CSE 40657/60657: Natural Language Processing

Setup

Visit this GitHub Classroom link to create a Git repository for you, and clone it to your computer. Initially, it contains the following files:

file	description
gpt.py	wrapper around HuggingFace's implementation of GPT-2
hw5-starter-code.py	starter code (also available on Kaggle)
storycloze-2018/short_context_data.txt	one-sentence story prompts
storycloze-2018/long_context_data.txt	four-sentence story prompts

Write code to read data from either of the story prompt files. Remember to strip new lines.1
Implement the greedy decoding method.6
Write code to step through each example of short_context_data.txt and save the outputs to a file. Include this file with your submission. Your code should generate 40 new tokens per example.3 (Running on long_context_data.txt is helpful but not required in this part.)
What looks good about the outputs from greedy decoding, and why? Explicitly tie your explanation to how the greedy decoding method works.1
What looks bad about the outputs from greedy decoding, and why? Explicitly tie your explanation to how the greedy decoding method works.1

Implement ancestral sampling.4
Save the outputs for short_context_data.txt as in Part 1.1 (Running on long_context_data.txt is helpful but not required in this part.)
Discuss how the outputs from sampling differ from those obtained from greedy decoding. Explicitly tie your explanation to how the sampling method works in contrast to greedy search.1

Implement top-$p$ decoding.5
Discuss how the nature of the outputs differs as the value of $p$ is changed (try a range of values between 0 and 1 for $p$) for short_context_data.txt.1. Save the outputs for short_context_data.txt for what you think the ideal value of $p$ is.1 (Relative comparison is much more important than pinpointing a specific value for $p$.)
Discuss how the nature of the outputs differs as the value of $p$ is changed (try a range of values between 0 and 1 for $p$) for long_context_data.txt.1 Save the outputs for long_context_data.txt for what you think the ideal value of $p$ is.1 (Relative comparison is much more important than pinpointing a specific value for $p$.) Is your chosen value for $p$ different for the long-context case? Why or why not?1
Discuss how the outputs from top-$p$ decoding differ from those obtained from sampling. Explicitly tie your explanation to how top-$p$ works in contrast to sampling.1
Do the outputs of top-$p$ ever resemble the outputs of greedy decoding? For which values of $p$?1

Please read these submission instructions carefully.

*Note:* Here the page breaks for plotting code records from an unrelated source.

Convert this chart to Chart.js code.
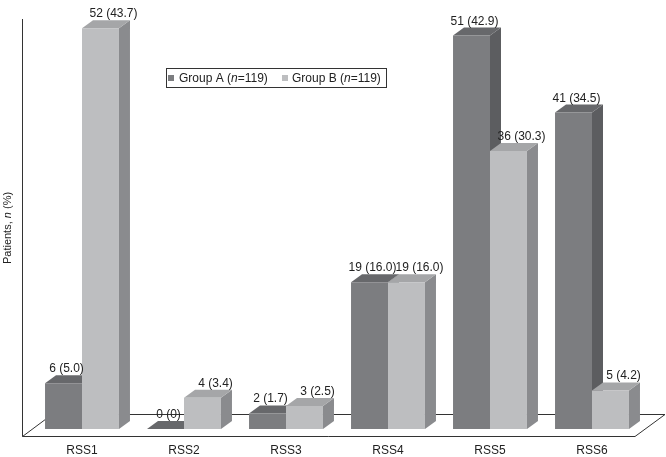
<!DOCTYPE html>
<html>
<head>
  <title>RSS by group</title>
  <style>
    body { margin: 0; background: #fff; }
    #wrap { width: 666px; height: 457px; }
  </style>
</head>
<body>
  <div id="wrap"><canvas id="rssChart" width="666" height="457"></canvas></div>

  <script src="https://cdn.jsdelivr.net/npm/chart.js"></script>
  <script>
    const categories = ['RSS1', 'RSS2', 'RSS3', 'RSS4', 'RSS5', 'RSS6'];
    const groupA_n = [6, 0, 2, 19, 51, 41];
    const groupA_pct = [5.0, 0, 1.7, 16.0, 42.9, 34.5];
    const groupB_n = [52, 4, 3, 19, 36, 5];
    const groupB_pct = [43.7, 3.4, 2.5, 16.0, 30.3, 4.2];

    const FONT = '"Liberation Sans", Arial, Helvetica, sans-serif';
    // front, top, side shades for each group
    const shades = [
      { front: '#7c7d80', top: '#67686b', side: '#5c5d60' },
      { front: '#bdbec0', top: '#a5a6a8', side: '#8a8b8e' }
    ];
    const DX = 11, DY = 8;
    const labelShift = [3, 13]; // value labels sit a bit right of the bar centre

    function poly(ctx, pts, color) {
      ctx.beginPath();
      ctx.moveTo(pts[0][0], pts[0][1]);
      for (let k = 1; k < pts.length; k++) ctx.lineTo(pts[k][0], pts[k][1]);
      ctx.closePath();
      ctx.fillStyle = color;
      ctx.fill();
    }

    const bars3d = {
      id: 'bars3d',
      beforeDatasetsDraw(chart) {
        const ctx = chart.ctx;
        const area = chart.chartArea;
        ctx.save();
        // floor + axis line
        ctx.strokeStyle = '#333';
        ctx.lineWidth = 1;
        ctx.beginPath();
        ctx.moveTo(22.5, area.top);
        ctx.lineTo(22.5, 436.5);
        ctx.lineTo(635, 436.5);
        ctx.lineTo(665, 414.5);
        ctx.lineTo(52, 414.5);
        ctx.lineTo(22.5, 436.5);
        ctx.stroke();

        // side and top faces, group A then B in each category
        for (let i = 0; i < categories.length; i++) {
          for (let d = 0; d < 2; d++) {
            const bar = chart.getDatasetMeta(d).data[i];
            const p = bar.getProps(['x', 'y', 'base', 'width'], true);
            const l = p.x - p.width / 2, r = p.x + p.width / 2;
            poly(ctx, [[r, p.y], [r + DX, p.y - DY], [r + DX, p.base - DY], [r, p.base]], shades[d].side);
            poly(ctx, [[l, p.y], [l + DX, p.y - DY], [r + DX, p.y - DY], [r, p.y]], shades[d].top);
          }
        }
        ctx.restore();
      },
      afterDatasetsDraw(chart) {
        const ctx = chart.ctx;
        ctx.save();
        ctx.fillStyle = '#222';
        ctx.font = '12px ' + FONT;
        ctx.textAlign = 'center';
        ctx.textBaseline = 'alphabetic';
        const nums = [groupA_n, groupB_n];
        const pcts = [groupA_pct, groupB_pct];
        for (let d = 0; d < 2; d++) {
          chart.getDatasetMeta(d).data.forEach((bar, i) => {
            const p = bar.getProps(['x', 'y'], true);
            const pc = pcts[d][i] === 0 ? '0' : pcts[d][i].toFixed(1);
            ctx.fillText(nums[d][i] + ' (' + pc + ')', p.x + labelShift[d], p.y - DY - 3);
          });
        }

        // legend box
        ctx.strokeStyle = '#333';
        ctx.strokeRect(166.5, 68.5, 220, 19);
        const items = [['Group A (', 168, 179], ['Group B (', 282, 292]];
        ctx.textAlign = 'left';
        ctx.textBaseline = 'middle';
        items.forEach((it, d) => {
          ctx.fillStyle = shades[d].front;
          ctx.fillRect(it[1], 75, 6, 6);
          ctx.fillStyle = '#222';
          let x = it[2];
          ctx.font = '12px ' + FONT;
          ctx.fillText(it[0], x, 78.5);
          x += ctx.measureText(it[0]).width;
          ctx.font = 'italic 12px ' + FONT;
          ctx.fillText('n', x, 78.5);
          x += ctx.measureText('n').width;
          ctx.font = '12px ' + FONT;
          ctx.fillText('=119)', x, 78.5);
        });

        // y axis title
        ctx.translate(8, 228);
        ctx.rotate(-Math.PI / 2);
        const parts = [['Patients, ', ''], ['n', 'italic '], [' (%)', '']];
        let total = 0;
        parts.forEach(pt => { ctx.font = pt[1] + '11px ' + FONT; total += ctx.measureText(pt[0]).width; });
        let x = -total / 2;
        parts.forEach(pt => {
          ctx.font = pt[1] + '11px ' + FONT;
          ctx.fillText(pt[0], x, 0);
          x += ctx.measureText(pt[0]).width;
        });
        ctx.restore();
      }
    };

    new Chart(document.getElementById('rssChart'), {
      type: 'bar',
      data: {
        labels: categories,
        datasets: [
          { label: 'Group A (n=119)', data: groupA_pct, backgroundColor: shades[0].front, borderWidth: 0 },
          { label: 'Group B (n=119)', data: groupB_pct, backgroundColor: shades[1].front, borderWidth: 0 }
        ]
      },
      options: {
        responsive: false,
        animation: false,
        layout: { padding: { left: 31, right: 23, top: 19, bottom: 0 } },
        categoryPercentage: 0.725,
        barPercentage: 1,
        plugins: { legend: { display: false }, tooltip: { enabled: false } },
        scales: {
          x: {
            grid: { display: false, drawTicks: false },
            border: { display: false },
            ticks: { color: '#222', font: { family: FONT, size: 12 }, padding: 14 },
            afterFit(scale) { scale.height = 28; }
          },
          y: { display: false, min: 0, max: 44.7 }
        }
      },
      plugins: [bars3d]
    });
  </script>
</body>
</html>
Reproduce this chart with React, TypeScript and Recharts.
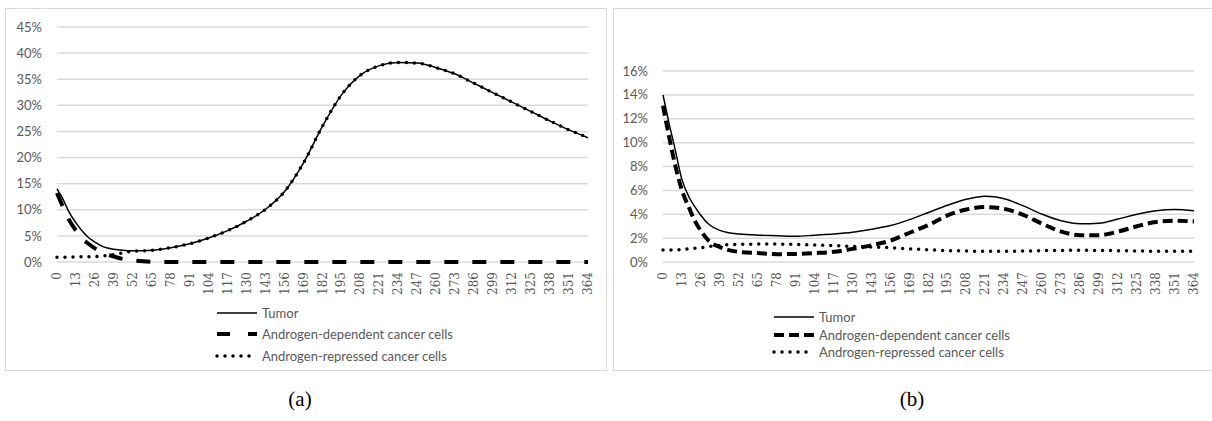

Add and commit your submission files to the repository you created in the beginning. The repository should contain:
- All of the code that you wrote.
- Your outputs from Parts 1–3.
- A README.md file with
  - instructions on how to build/run your code.
  - Your responses to all of the instructions/questions in the assignment.
To submit:
- Push your work to GitHub and create a release in GitHub by clicking on "Releases" on the right-hand side, then "Create a new release" or "Draft a new release". Fill in "Tag version" and "Release title" with the part number(s) you’re submitting and click "Publish Release".
- If you submit the same part more than once, the grader will grade the latest release for that part.
- For computing the late penalty, the submission time will be considered the commit time, not the release time.